Dhia Al Uyun menambahkan, kewajiban itu utang yang akan terus ditagih. "Janganlah menjadi contoh perilaku memakan keringat dosen, apalagi di lingkungan Kemendiktisaintek sendiri," tambahnya.
"Kami sudah menemui Dirjen saat itu dan dijanjikan tukin akan dicairkan, begitu pun Komisi X DPR akan mengusahakan. Seharusnya konsistensi tindakan diperhitungkan oleh kementerian," imbuhnya.

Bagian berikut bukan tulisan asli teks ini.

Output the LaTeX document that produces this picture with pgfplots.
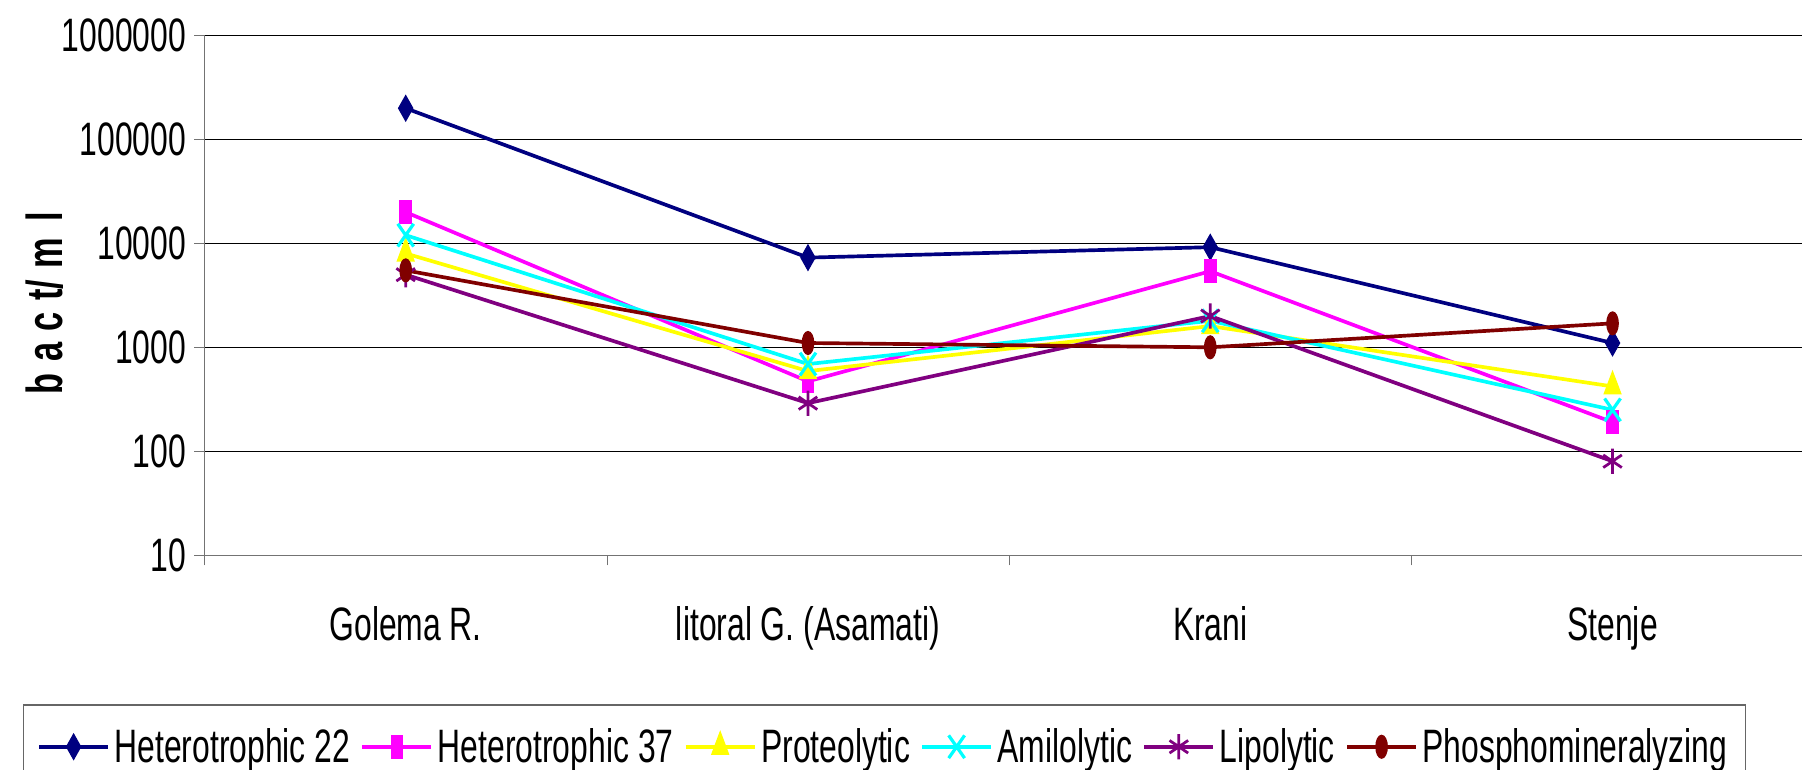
\documentclass[border=0pt]{standalone}
\usepackage{fontspec}
\setmainfont[FakeStretch=0.68]{Liberation Sans}
\usepackage{pgfplots}
\pgfplotsset{compat=1.18}
\definecolor{cNavy}{RGB}{0,0,128}
\definecolor{cMag}{RGB}{255,0,255}
\definecolor{cYel}{RGB}{255,255,0}
\definecolor{cCya}{RGB}{0,255,255}
\definecolor{cPur}{RGB}{128,0,128}
\definecolor{cDred}{RGB}{128,0,0}
\newcommand{\bigf}{\fontsize{20.4}{23}\selectfont}
\begin{document}
\begin{tikzpicture}
\begin{axis}[
  scale only axis,
  width=695pt, height=226pt,
  ymode=log, ymin=10, ymax=1000000,
  xmin=-0.5, xmax=3.471,
  axis x line*=bottom, axis y line*=left,
  axis line style={-, draw=black!55},
  ytick={10,100,1000,10000,100000,1000000},
  yticklabels={10,100,1000,10000,100000,1000000},
  yminorticks=false,
  ymajorgrids=true,
  grid style={black, line width=0.5pt},
  tick align=outside, major tick length=4.5pt,
  tick style={draw=black!55},
  xtick={-0.5,0.5,1.5,2.5}, xticklabels={},
  extra x ticks={0,1,2,3},
  extra x tick labels={Golema R.,litoral G. (Asamati),Krani,Stenje},
  extra x tick style={major tick length=0pt, grid=none, xticklabel style={yshift=-19pt}},
  ticklabel style={font=\bigf},
  /pgf/number format/assume math mode=true,
  ylabel={b\hspace{5pt}a\hspace{5pt}c\hspace{5pt}t/\hspace{5pt}m\hspace{7pt}l},
  ylabel style={font=\bfseries\fontsize{22}{24}\selectfont, at={(axis description cs:-0.100,0.485)}, anchor=center},
  clip=true,
  every axis plot/.append style={line width=1.6pt},
  legend columns=6,
  legend style={at={(axis description cs:-0.1137,-0.2876)}, anchor=north west,
    draw=black!60, line width=0.5pt, font=\bigf, inner xsep=6pt, inner ysep=8pt,
    /tikz/every even column/.append style={column sep=2.5pt}},
  legend image code/.code={\draw[mark repeat=2,mark phase=2,#1] plot coordinates {(0pt,0pt)(15pt,0pt)(30pt,0pt)};},
]
\addplot[cNavy, mark=diamond*, mark size=5.5pt, mark options={solid, fill=cNavy, xscale=0.75, line width=0.5pt}]
  coordinates {(0,200000) (1,7300) (2,9200) (3,1100)};
\addlegendentry{Heterotrophic 22}
\addplot[cMag, mark=square*, mark size=5pt, mark options={solid, fill=cMag, xscale=0.5, line width=0.5pt}]
  coordinates {(0,20000) (1,470) (2,5400) (3,190)};
\addlegendentry{Heterotrophic 37}
\addplot[cYel, mark=triangle*, mark size=6.5pt, mark options={solid, fill=cYel, xscale=0.65, line width=0.5pt}]
  coordinates {(0,8000) (1,590) (2,1600) (3,420)};
\addlegendentry{Proteolytic}
\addplot[cCya, mark=x, mark size=7pt, mark options={solid, xscale=0.7, line width=1.4pt}]
  coordinates {(0,12000) (1,690) (2,1800) (3,250)};
\addlegendentry{Amilolytic}
\addplot[cPur, mark=asterisk, mark size=5.5pt, mark options={solid, xscale=0.85, line width=1.2pt}]
  coordinates {(0,5000) (1,290) (2,2000) (3,80)};
\addlegendentry{Lipolytic}
\addplot[cDred, mark=*, mark size=5pt, mark options={solid, fill=cDred, xscale=0.5, line width=0.5pt}]
  coordinates {(0,5500) (1,1100) (2,1000) (3,1700)};
\addlegendentry{Phosphomineralyzing}
\end{axis}
\pgfresetboundingbox
\path[use as bounding box] (-89pt,-93.5pt) rectangle (695pt,241.5pt);
\end{tikzpicture}
\end{document}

Melihat informasi tentang tunjangan kinerja yang simpang siur, Serikat Pekerja Kampus menduga ada informasi yang terputus di lingkungan Kemendiktisaintek. Pernyataan Mendikti Saintek saat wawancara dengan media nasional dan beredar di media sosial menunjukkan komunikasi yang kurang baik dengan menteri sebelumnya.
Serikat Pekerja Kampus yang hingga saat ini menghimpun 1.132 dosen dan tenaga kependidikan seluruh Indonesia menyampaikan pernyataan sebagai berikut:
1. Konsistenlah untuk bayarkan tunjangan kinerja dosen per 1 Januari 2025.
2. Berikan upah layak dosen take home pay minimal Rp 10 juta per bulan tanpa melihat status dosen. Standar gaji layak dosen minimum 3x dan tenaga pendidik 2x upah minimum regional di suatu daerah.
3. Berikan sanksi pembekuan/penutupan pada kampus (terutama swasta) yang tidak beri upah layak.